**Exercise prompt**. Write out each line word for word. Drop pictures.

**Source excerpt**.
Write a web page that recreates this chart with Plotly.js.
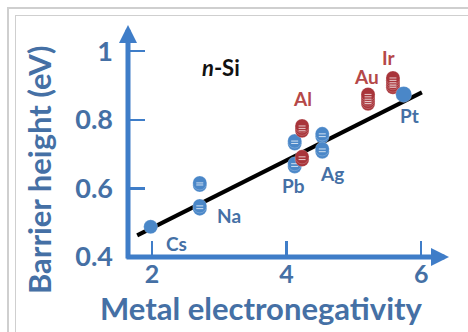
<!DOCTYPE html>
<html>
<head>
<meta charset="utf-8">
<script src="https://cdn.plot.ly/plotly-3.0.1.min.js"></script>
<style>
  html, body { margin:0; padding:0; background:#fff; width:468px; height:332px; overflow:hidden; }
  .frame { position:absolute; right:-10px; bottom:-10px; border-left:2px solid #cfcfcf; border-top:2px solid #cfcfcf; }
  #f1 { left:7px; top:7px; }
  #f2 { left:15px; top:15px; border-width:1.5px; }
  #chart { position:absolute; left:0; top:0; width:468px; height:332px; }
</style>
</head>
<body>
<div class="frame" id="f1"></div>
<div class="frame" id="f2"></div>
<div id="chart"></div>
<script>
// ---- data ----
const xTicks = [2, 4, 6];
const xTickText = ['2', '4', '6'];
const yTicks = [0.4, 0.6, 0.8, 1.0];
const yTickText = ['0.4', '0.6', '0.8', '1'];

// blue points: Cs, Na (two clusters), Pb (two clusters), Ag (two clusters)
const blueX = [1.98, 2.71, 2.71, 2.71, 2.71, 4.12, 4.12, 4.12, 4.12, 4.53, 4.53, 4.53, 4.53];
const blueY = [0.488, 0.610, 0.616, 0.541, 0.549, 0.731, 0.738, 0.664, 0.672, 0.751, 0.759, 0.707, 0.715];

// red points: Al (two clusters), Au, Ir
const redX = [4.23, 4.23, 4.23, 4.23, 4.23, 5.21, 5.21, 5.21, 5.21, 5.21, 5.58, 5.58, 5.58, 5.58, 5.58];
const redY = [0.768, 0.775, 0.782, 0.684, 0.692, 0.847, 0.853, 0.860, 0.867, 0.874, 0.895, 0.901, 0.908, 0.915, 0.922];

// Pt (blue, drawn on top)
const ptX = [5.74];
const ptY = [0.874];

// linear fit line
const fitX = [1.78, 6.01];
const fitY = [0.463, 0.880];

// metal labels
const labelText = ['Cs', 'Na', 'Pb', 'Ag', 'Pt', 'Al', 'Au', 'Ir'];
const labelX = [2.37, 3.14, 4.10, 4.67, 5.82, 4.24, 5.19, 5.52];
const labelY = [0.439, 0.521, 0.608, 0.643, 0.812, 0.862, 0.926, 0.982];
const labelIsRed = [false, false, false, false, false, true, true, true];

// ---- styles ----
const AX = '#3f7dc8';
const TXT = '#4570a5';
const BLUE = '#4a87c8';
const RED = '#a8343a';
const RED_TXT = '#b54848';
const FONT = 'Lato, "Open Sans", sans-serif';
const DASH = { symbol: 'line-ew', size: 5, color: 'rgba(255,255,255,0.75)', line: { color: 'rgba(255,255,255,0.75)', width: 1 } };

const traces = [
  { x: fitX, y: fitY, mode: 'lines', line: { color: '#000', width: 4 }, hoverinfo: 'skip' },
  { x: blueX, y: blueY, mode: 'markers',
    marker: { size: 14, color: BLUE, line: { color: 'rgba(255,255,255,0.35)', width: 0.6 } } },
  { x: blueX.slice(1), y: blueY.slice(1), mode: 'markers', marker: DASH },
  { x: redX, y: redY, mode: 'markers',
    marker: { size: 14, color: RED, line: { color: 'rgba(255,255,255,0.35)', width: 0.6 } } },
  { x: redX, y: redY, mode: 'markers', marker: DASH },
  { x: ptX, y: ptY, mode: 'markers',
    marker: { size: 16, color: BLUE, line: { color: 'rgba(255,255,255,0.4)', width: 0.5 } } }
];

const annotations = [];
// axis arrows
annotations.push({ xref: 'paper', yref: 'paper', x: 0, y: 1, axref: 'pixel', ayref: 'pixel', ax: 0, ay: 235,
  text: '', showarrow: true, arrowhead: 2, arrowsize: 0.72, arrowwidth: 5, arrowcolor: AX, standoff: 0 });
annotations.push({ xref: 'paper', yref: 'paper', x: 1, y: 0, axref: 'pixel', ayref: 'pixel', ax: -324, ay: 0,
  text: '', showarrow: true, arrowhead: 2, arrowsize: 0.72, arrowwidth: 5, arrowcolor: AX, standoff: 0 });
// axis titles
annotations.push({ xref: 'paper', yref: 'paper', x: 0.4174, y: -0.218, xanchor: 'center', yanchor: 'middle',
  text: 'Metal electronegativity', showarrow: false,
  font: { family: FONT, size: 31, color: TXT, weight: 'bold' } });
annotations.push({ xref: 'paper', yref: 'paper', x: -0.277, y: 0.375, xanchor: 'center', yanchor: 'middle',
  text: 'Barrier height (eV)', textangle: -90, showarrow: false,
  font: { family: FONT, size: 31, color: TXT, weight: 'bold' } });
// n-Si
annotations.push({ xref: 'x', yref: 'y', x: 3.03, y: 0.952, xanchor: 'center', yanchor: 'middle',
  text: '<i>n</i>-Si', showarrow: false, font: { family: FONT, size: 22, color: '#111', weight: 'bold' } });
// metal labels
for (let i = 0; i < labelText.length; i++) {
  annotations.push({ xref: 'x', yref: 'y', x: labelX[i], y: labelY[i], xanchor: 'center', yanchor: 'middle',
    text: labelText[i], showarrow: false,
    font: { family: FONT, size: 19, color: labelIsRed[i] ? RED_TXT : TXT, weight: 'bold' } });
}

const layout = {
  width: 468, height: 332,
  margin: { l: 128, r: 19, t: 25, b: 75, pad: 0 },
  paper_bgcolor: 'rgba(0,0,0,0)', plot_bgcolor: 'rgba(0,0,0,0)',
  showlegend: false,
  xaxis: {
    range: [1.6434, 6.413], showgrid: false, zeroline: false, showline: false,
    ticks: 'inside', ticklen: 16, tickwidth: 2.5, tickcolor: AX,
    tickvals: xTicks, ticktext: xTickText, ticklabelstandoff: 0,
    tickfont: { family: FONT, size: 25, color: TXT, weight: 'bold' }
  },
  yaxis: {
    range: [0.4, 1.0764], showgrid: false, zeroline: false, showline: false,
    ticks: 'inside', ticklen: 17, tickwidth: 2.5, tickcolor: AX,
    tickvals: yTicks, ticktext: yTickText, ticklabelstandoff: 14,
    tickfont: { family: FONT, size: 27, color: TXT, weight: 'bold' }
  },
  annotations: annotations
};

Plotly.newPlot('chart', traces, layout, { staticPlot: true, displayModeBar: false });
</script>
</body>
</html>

**Result below**.
Write a web page that recreates this chart with Plotly.js.
<!DOCTYPE html>
<html>
<head>
<meta charset="utf-8">
<script src="https://cdn.plot.ly/plotly-3.0.1.min.js"></script>
<style>
  html, body { margin:0; padding:0; background:#fff; width:468px; height:332px; overflow:hidden; }
  .frame { position:absolute; right:-10px; bottom:-10px; border-left:2px solid #cfcfcf; border-top:2px solid #cfcfcf; }
  #f1 { left:7px; top:7px; }
  #f2 { left:15px; top:15px; border-width:1.5px; }
  #chart { position:absolute; left:0; top:0; width:468px; height:332px; }
</style>
</head>
<body>
<div class="frame" id="f1"></div>
<div class="frame" id="f2"></div>
<div id="chart"></div>
<script>
// ---- data ----
const xTicks = [2, 4, 6];
const xTickText = ['2', '4', '6'];
const yTicks = [0.4, 0.6, 0.8, 1.0];
const yTickText = ['0.4', '0.6', '0.8', '1'];

// blue points: Cs, Na (two clusters), Pb (two clusters), Ag (two clusters)
const blueX = [1.98, 2.71, 2.71, 2.71, 2.71, 4.12, 4.12, 4.12, 4.12, 4.53, 4.53, 4.53, 4.53];
const blueY = [0.488, 0.610, 0.616, 0.541, 0.549, 0.731, 0.738, 0.664, 0.672, 0.751, 0.759, 0.707, 0.715];

// red points: Al (two clusters), Au, Ir
const redX = [4.23, 4.23, 4.23, 4.23, 4.23, 5.21, 5.21, 5.21, 5.21, 5.21, 5.58, 5.58, 5.58, 5.58, 5.58];
const redY = [0.768, 0.775, 0.782, 0.684, 0.692, 0.847, 0.853, 0.860, 0.867, 0.874, 0.895, 0.901, 0.908, 0.915, 0.922];

// Pt (blue, drawn on top)
const ptX = [5.74];
const ptY = [0.874];

// linear fit line
const fitX = [1.78, 6.01];
const fitY = [0.463, 0.880];

// metal labels
const labelText = ['Cs', 'Na', 'Pb', 'Ag', 'Pt', 'Al', 'Au', 'Ir'];
const labelX = [2.37, 3.14, 4.10, 4.67, 5.82, 4.24, 5.19, 5.52];
const labelY = [0.439, 0.521, 0.608, 0.643, 0.812, 0.862, 0.926, 0.982];
const labelIsRed = [false, false, false, false, false, true, true, true];

// ---- styles ----
const AX = '#3f7dc8';
const TXT = '#4570a5';
const BLUE = '#4a87c8';
const RED = '#a8343a';
const RED_TXT = '#b54848';
const FONT = 'Lato, "Open Sans", sans-serif';
const DASH = { symbol: 'line-ew', size: 5, color: 'rgba(255,255,255,0.75)', line: { color: 'rgba(255,255,255,0.75)', width: 1 } };

const traces = [
  { x: fitX, y: fitY, mode: 'lines', line: { color: '#000', width: 4 }, hoverinfo: 'skip' },
  { x: blueX, y: blueY, mode: 'markers',
    marker: { size: 14, color: BLUE, line: { color: 'rgba(255,255,255,0.35)', width: 0.6 } } },
  { x: blueX.slice(1), y: blueY.slice(1), mode: 'markers', marker: DASH },
  { x: redX, y: redY, mode: 'markers',
    marker: { size: 14, color: RED, line: { color: 'rgba(255,255,255,0.35)', width: 0.6 } } },
  { x: redX, y: redY, mode: 'markers', marker: DASH },
  { x: ptX, y: ptY, mode: 'markers',
    marker: { size: 16, color: BLUE, line: { color: 'rgba(255,255,255,0.4)', width: 0.5 } } }
];

const annotations = [];
// axis arrows
annotations.push({ xref: 'paper', yref: 'paper', x: 0, y: 1, axref: 'pixel', ayref: 'pixel', ax: 0, ay: 235,
  text: '', showarrow: true, arrowhead: 2, arrowsize: 0.72, arrowwidth: 5, arrowcolor: AX, standoff: 0 });
annotations.push({ xref: 'paper', yref: 'paper', x: 1, y: 0, axref: 'pixel', ayref: 'pixel', ax: -324, ay: 0,
  text: '', showarrow: true, arrowhead: 2, arrowsize: 0.72, arrowwidth: 5, arrowcolor: AX, standoff: 0 });
// axis titles
annotations.push({ xref: 'paper', yref: 'paper', x: 0.4174, y: -0.218, xanchor: 'center', yanchor: 'middle',
  text: 'Metal electronegativity', showarrow: false,
  font: { family: FONT, size: 31, color: TXT, weight: 'bold' } });
annotations.push({ xref: 'paper', yref: 'paper', x: -0.277, y: 0.375, xanchor: 'center', yanchor: 'middle',
  text: 'Barrier height (eV)', textangle: -90, showarrow: false,
  font: { family: FONT, size: 31, color: TXT, weight: 'bold' } });
// n-Si
annotations.push({ xref: 'x', yref: 'y', x: 3.03, y: 0.952, xanchor: 'center', yanchor: 'middle',
  text: '<i>n</i>-Si', showarrow: false, font: { family: FONT, size: 22, color: '#111', weight: 'bold' } });
// metal labels
for (let i = 0; i < labelText.length; i++) {
  annotations.push({ xref: 'x', yref: 'y', x: labelX[i], y: labelY[i], xanchor: 'center', yanchor: 'middle',
    text: labelText[i], showarrow: false,
    font: { family: FONT, size: 19, color: labelIsRed[i] ? RED_TXT : TXT, weight: 'bold' } });
}

const layout = {
  width: 468, height: 332,
  margin: { l: 128, r: 19, t: 25, b: 75, pad: 0 },
  paper_bgcolor: 'rgba(0,0,0,0)', plot_bgcolor: 'rgba(0,0,0,0)',
  showlegend: false,
  xaxis: {
    range: [1.6434, 6.413], showgrid: false, zeroline: false, showline: false,
    ticks: 'inside', ticklen: 16, tickwidth: 2.5, tickcolor: AX,
    tickvals: xTicks, ticktext: xTickText, ticklabelstandoff: 0,
    tickfont: { family: FONT, size: 25, color: TXT, weight: 'bold' }
  },
  yaxis: {
    range: [0.4, 1.0764], showgrid: false, zeroline: false, showline: false,
    ticks: 'inside', ticklen: 17, tickwidth: 2.5, tickcolor: AX,
    tickvals: yTicks, ticktext: yTickText, ticklabelstandoff: 14,
    tickfont: { family: FONT, size: 27, color: TXT, weight: 'bold' }
  },
  annotations: annotations
};

Plotly.newPlot('chart', traces, layout, { staticPlot: true, displayModeBar: false });
</script>
</body>
</html>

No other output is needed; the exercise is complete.